Consider Vijay’s formal recognitions. For the past several years, she has been a regular on Nothnagle’s Top 30 performers list (that’s out of a total of about 600 agents in the company). She has also scored the Sales Master Gold award from GRAR, recognition for high sales volume. And in 2003, she received the Pinnacle Award from WCR. Nominations for that award are based on the agent’s contributions to the work environment and come from the broker and offices where agents are based.
“She is very well-respected by her peers and treats each transaction as a commitment. … Geetha is a top-notch professional,” notes Nothnagle’s Chief Executive Officer Armand D’Alfonso.
“Everything went so smoothly, I didn’t even think we were buying a house,” says Nelson Mathias of Perinton, who worked with Vijay when he and his wife sold their house in 2001 to move to North Carolina and then again when they decided to move back to the area a few years later.
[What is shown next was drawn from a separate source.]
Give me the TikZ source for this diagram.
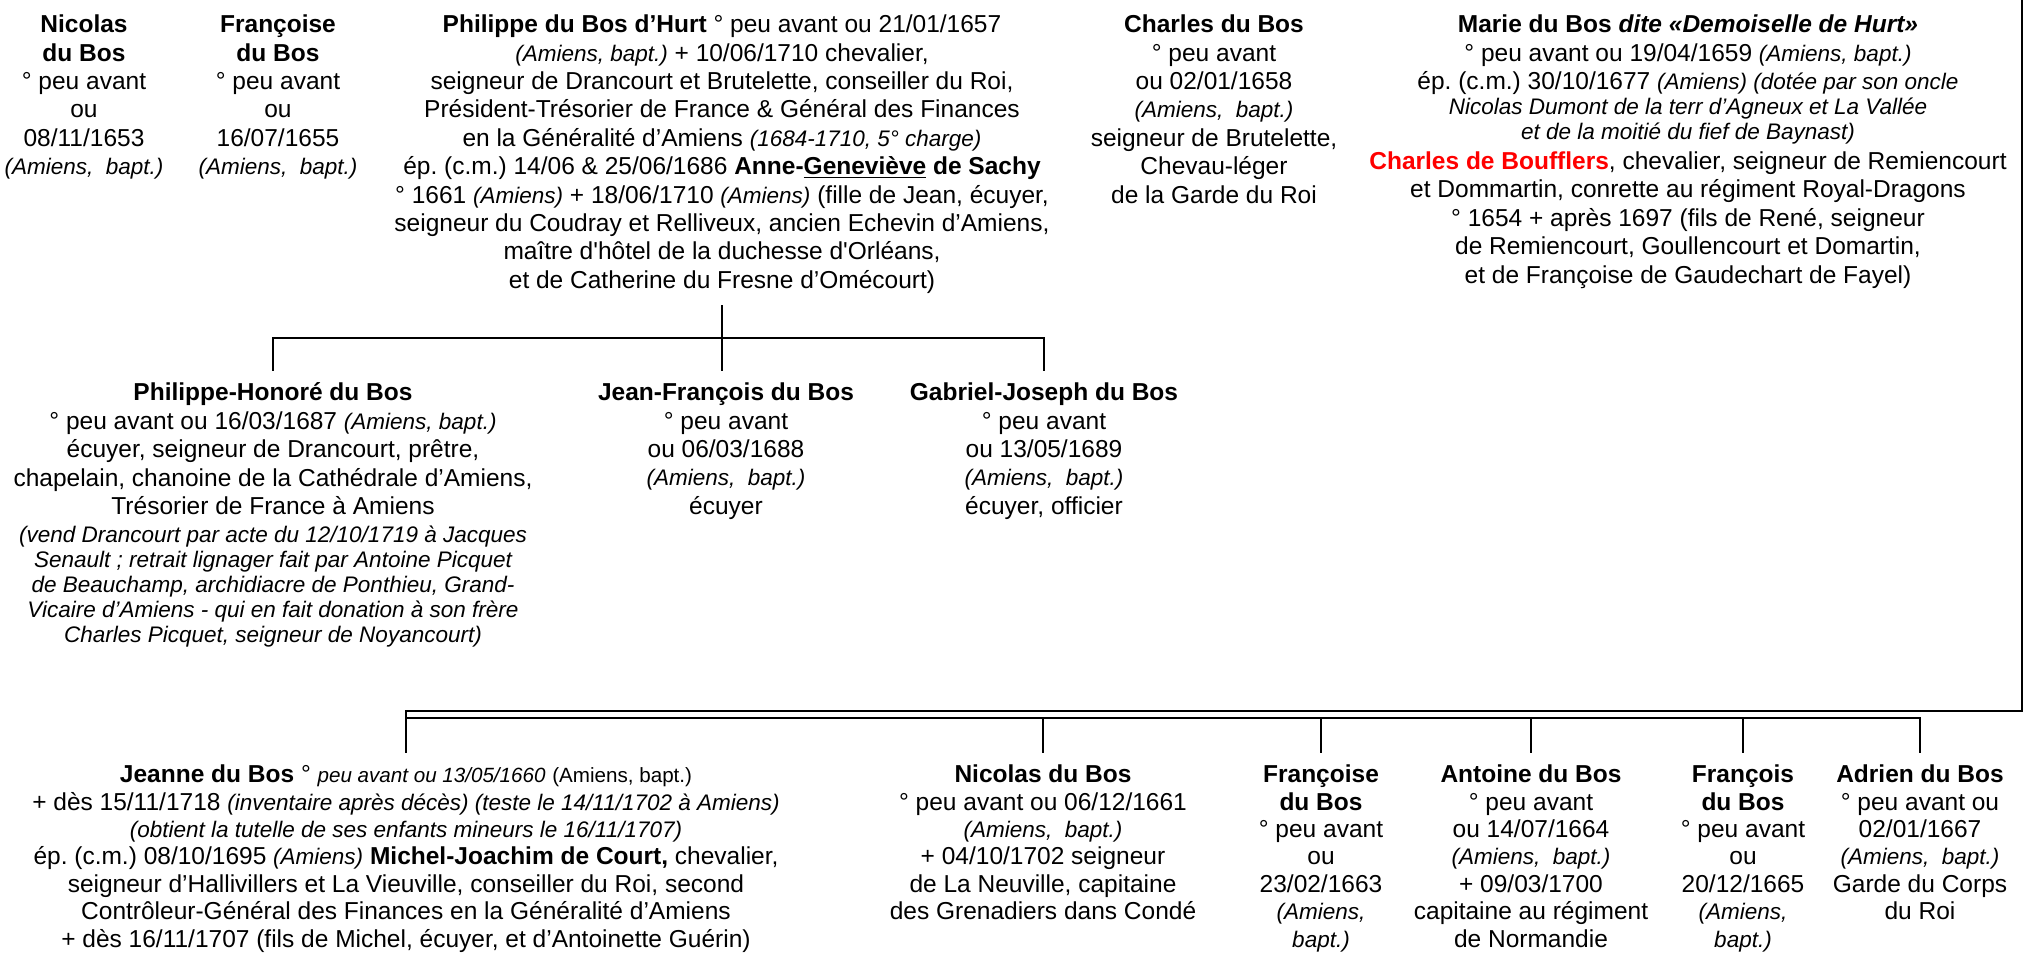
\documentclass[tikz,border=0pt]{standalone}
\usepackage{fontspec}
\setmainfont{Liberation Sans}
\usetikzlibrary{positioning}
\frenchspacing

% small italic remarks and the smaller upright text
\newcommand{\smit}[1]{{\fontsize{11.25}{13}\selectfont\itshape #1}}
\newcommand{\smrm}[1]{{\fontsize{10.3}{12}\selectfont #1}}

\begin{document}
\begin{tikzpicture}[
    x=0.5pt, y=-0.5pt,
    % one block of text per person
    person/.style={align=center, anchor=north, inner sep=0pt, outer sep=6pt,
        font=\fontsize{12.25}{14.2}\selectfont},
    % the bottom row is set a little tighter
    lower/.style={person, font=\fontsize{12.25}{13.7}\selectfont},
    % lines of the family tree
    tree/.style={line width=1.4pt}
]
\useasboundingbox (0,0) rectangle (2026,956);

% ==================== ROW 1: ELDER CHILDREN ====================
\node[person] (nicolas1) at (84,3) {\textbf{Nicolas}\\\textbf{du Bos}\\° peu avant\\ou\\08/11/1653\\\smit{(Amiens,\ \ bapt.)}};
\node[person] (francoise1) at (278,3) {\textbf{Françoise}\\\textbf{du Bos}\\° peu avant\\ou\\16/07/1655\\\smit{(Amiens,\ \ bapt.)}};
\node[person] (philippe) at (722,3) {\textbf{Philippe du Bos d’Hurt} ° peu avant ou 21/01/1657\\
    \smit{(Amiens, bapt.)} + 10/06/1710 chevalier,\\
    seigneur de Drancourt et Brutelette, conseiller du Roi,\\
    Président-Trésorier de France \& Général des Finances\\
    en la Généralité d’Amiens \smit{(1684-1710, 5° charge)}\\
    ép. (c.m.) 14/06 \& 25/06/1686 \textbf{Anne-\underline{Geneviève} de Sachy}\\
    ° 1661 \smit{(Amiens)} + 18/06/1710 \smit{(Amiens)} (fille de Jean, écuyer,\\
    seigneur du Coudray et Relliveux, ancien Echevin d’Amiens,\\
    maître d\textquotesingle hôtel de la duchesse d\textquotesingle Orléans,\\
    et de Catherine du Fresne d’Omécourt)};
\node[person] (charles) at (1214,3) {\textbf{Charles du Bos}\\° peu avant\\ou 02/01/1658\\\smit{(Amiens,\ \ bapt.)}\\seigneur de Brutelette,\\Chevau-léger\\de la Garde du Roi};
\node[person] (marie) at (1688,3) {\textbf{Marie du Bos \textit{dite «Demoiselle de Hurt»}}\\
    ° peu avant ou 19/04/1659 \smit{(Amiens, bapt.)}\\
    ép. (c.m.) 30/10/1677 \smit{(Amiens) (dotée par son oncle}\\[-1.7pt]
    \smit{Nicolas Dumont de la terr d’Agneux et La Vallée}\\[-1.7pt]
    \smit{et de la moitié du fief de Baynast)}\\[0.8pt]
    \textcolor{red}{\textbf{Charles de Boufflers}}, chevalier, seigneur de Remiencourt\\
    et Dommartin, conrette au régiment Royal-Dragons\\
    ° 1654 + après 1697 (fils de René, seigneur\\
    de Remiencourt, Goullencourt et Domartin,\\
    et de Françoise de Gaudechart de Fayel)};

% ==================== ROW 2: CHILDREN OF PHILIPPE ====================
\node[person] (honore) at (273,371) {\textbf{Philippe-Honoré du Bos}\\
    ° peu avant ou 16/03/1687 \smit{(Amiens, bapt.)}\\
    écuyer, seigneur de Drancourt, prêtre,\\
    chapelain, chanoine de la Cathédrale d’Amiens,\\
    Trésorier de France à Amiens\\
    \smit{(vend Drancourt par acte du 12/10/1719 à Jacques}\\[-1.7pt]
    \smit{Senault ; retrait lignager fait par Antoine Picquet}\\[-1.7pt]
    \smit{de Beauchamp, archidiacre de Ponthieu, Grand-}\\[-1.7pt]
    \smit{Vicaire d’Amiens - qui en fait donation à son frère}\\[-1.7pt]
    \smit{Charles Picquet, seigneur de Noyancourt)}};
\node[person] (jeanfr) at (726,371) {\textbf{Jean-François du Bos}\\° peu avant\\ou 06/03/1688\\\smit{(Amiens,\ \ bapt.)}\\écuyer};
\node[person] (gabriel) at (1044,371) {\textbf{Gabriel-Joseph du Bos}\\° peu avant\\ou 13/05/1689\\\smit{(Amiens,\ \ bapt.)}\\écuyer, officier};

% ==================== ROW 3: YOUNGER CHILDREN ====================
\node[lower] (jeanne) at (406,753) {\textbf{Jeanne du Bos} ° \smrm{\itshape peu avant ou 13/05/1660} \smrm{(Amiens, bapt.)}\\
    + dès 15/11/1718 \smit{(inventaire après décès) (teste le 14/11/1702 à Amiens)}\\
    \smit{(obtient la tutelle de ses enfants mineurs le 16/11/1707)}\\
    ép. (c.m.) 08/10/1695 \smit{(Amiens)} \textbf{Michel-Joachim de Court,} chevalier,\\
    seigneur d’Hallivillers et La Vieuville, conseiller du Roi, second\\
    Contrôleur-Général des Finances en la Généralité d’Amiens\\
    + dès 16/11/1707 (fils de Michel, écuyer, et d’Antoinette Guérin)};
\node[lower] (nicolas2) at (1043,753) {\textbf{Nicolas du Bos}\\° peu avant ou 06/12/1661\\\smit{(Amiens,\ \ bapt.)}\\+ 04/10/1702 seigneur\\de La Neuville, capitaine\\des Grenadiers dans Condé};
\node[lower] (francoise2) at (1321,753) {\textbf{Françoise}\\\textbf{du Bos}\\° peu avant\\ou\\23/02/1663\\\smit{(Amiens,}\\\smit{bapt.)}};
\node[lower] (antoine) at (1531,753) {\textbf{Antoine du Bos}\\° peu avant\\ou 14/07/1664\\\smit{(Amiens,\ \ bapt.)}\\+ 09/03/1700\\capitaine au régiment\\de Normandie};
\node[lower] (francois) at (1743,753) {\textbf{François}\\\textbf{du Bos}\\° peu avant\\ou\\20/12/1665\\\smit{(Amiens,}\\\smit{bapt.)}};
\node[lower] (adrien) at (1920,753) {\textbf{Adrien du Bos}\\° peu avant ou\\02/01/1667\\\smit{(Amiens,\ \ bapt.)}\\Garde du Corps\\du Roi};

% ==================== CONNECTIONS ====================
% Philippe to his children
\coordinate (bar1) at (722,338);
\draw[tree] (philippe.south) -- (bar1);
\draw[tree] (honore.north) |- (bar1) -| (gabriel.north);
\draw[tree] (bar1) -- (bar1 |- jeanfr.north);

% siblings line coming down on the right
\coordinate (sibtop) at (2022,0);
\coordinate (bar2) at (406,711);
\coordinate (bar3) at (406,718);
\draw[tree] (sibtop) |- (bar2) -- (jeanne.north);
\draw[tree] (bar3) -| (adrien.north);
\foreach \n in {nicolas2, francoise2, antoine, francois}
    \draw[tree] (\n.north |- bar3) -- (\n.north);

\end{tikzpicture}
\end{document}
Vijay, 56, says one of the keys to her success is keeping clients and the marketplace well-informed through the Internet and target mailings. Digital technology tools such as cameras, text messaging, online listings, e-mail and cable television are more important than ever.
Case in point: When an interested party calls Nothnagle’s audio databank for information on one of Vijay’s listings, the caller’s number appears on her cell phone and computer, and she can follow up with a call.
Vijay studied economics in her native Bombay, India, (now Mumbai) before she and her husband, Chellapa Vijay, came to the United States in 1980. She has a background in banking and earned her real estate license in Irvine, Calif., in 1988. The couple and their two children came to Rochester in 1993.
Vijay works with a variety of residential clients, from first-time buyers and relocating families to people who want to build a new house. Like her, many of her clients are originally from India.
Connecting with niche buyers is another way to stay on top of today’s changing real estate market, says GRAR’s incoming president, Chuck Hilbert.
“I see some really good matches with agents and the buying public,” he says.
For Vijay, the most rewarding part of her job is “being a part of making someone else’s dream come true.”